PORT MORESBY, Papua New Guinea (AP) _ Dogged by accusations of corruption, Papua New Guinea’s prime minister announced his resignation Wednesday, days before a parliamentary vote was expected to unseat him.

The announcement by Bill Skate came hours after this small Pacific nation established diplomatic ties with Taiwan, a move that infuriated China.

Skate, 46, who has been accused of graft and links to street gangs known as ``rascals,″ told reporters in the capital, Port Moresby, he was resigning to restore political stability and business confidence. He said he would hand in his resignation on Thursday.

The prime minister said the move was unrelated to this week’s decision to recognize Taiwan, instead of rival China. Taiwan and China split amid civil war in 1949 and have waged a struggle for diplomatic recognition ever since.

Opponents of Skate had planned to move a no-confidence motion in parliament, set to resume July 13, and observers said Skate was certain to lose.

Papua New Guinea politics are based on ancient tribal allegiances that can shift quickly. No-confidence motions were so common that the parliament passed laws that banned them for the first 18 months of a prime minister’s rule, in the interests of stability.

The leader of the People’s Democratic Movement, which recently deserted the government to join the opposition, said he had enough support to become the next prime minister.

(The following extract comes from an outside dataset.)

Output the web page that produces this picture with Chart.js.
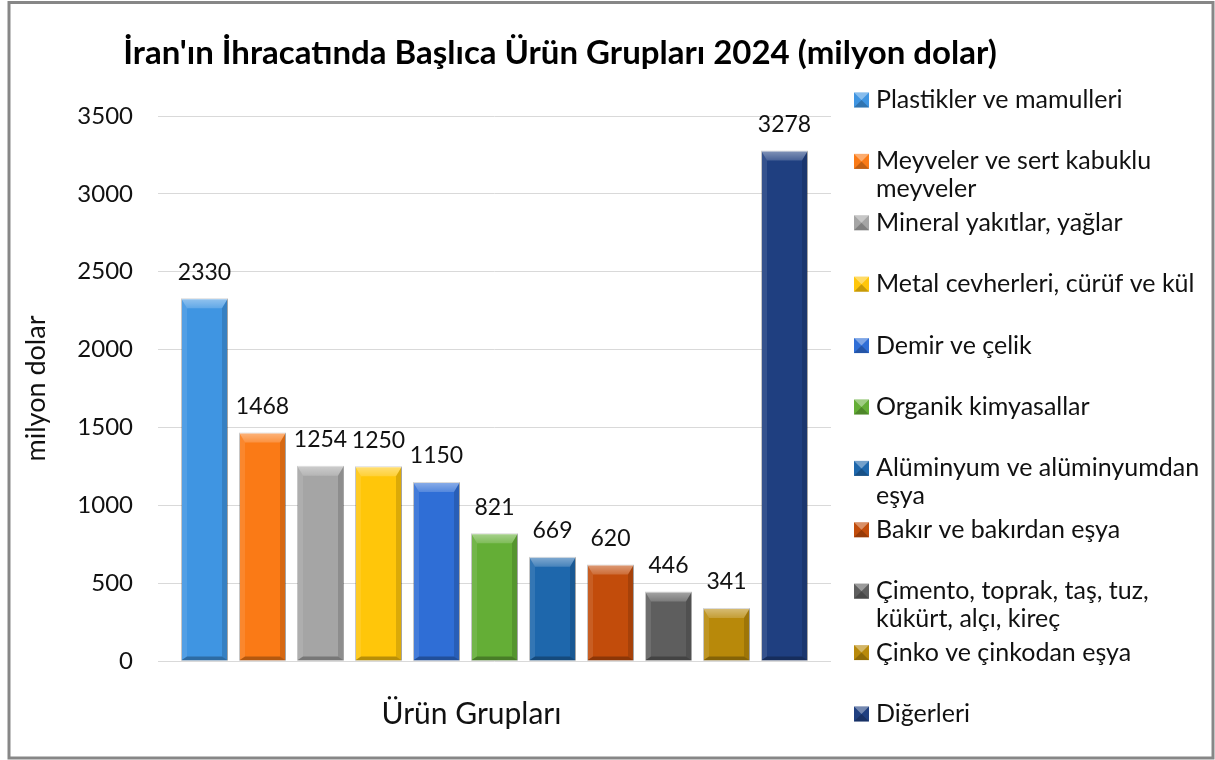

PDM leader Sir Mekere Morauta said if he becomes prime minister, he would review the government’s decision to recognize Taiwan.

Skate, formerly Port Moresby’s governor, became prime minister in 1997 after campaigning against corruption.

He was embarrassed in November 1997 after Australian Broadcasting Corp. broadcast videotapes in which he appeared to authorize a bribe, boasted of ordering a murder and bragged that he is the ``godfather″ of rascal gangs.

Although rich in copper, gold and other commodities, Papua New Guinea’s economy has declined during Skate’s rule. Natural disasters are partly to blame, but discontent has risen as the value of the currency, the kina, has declined and inflation is running at more than 20 percent.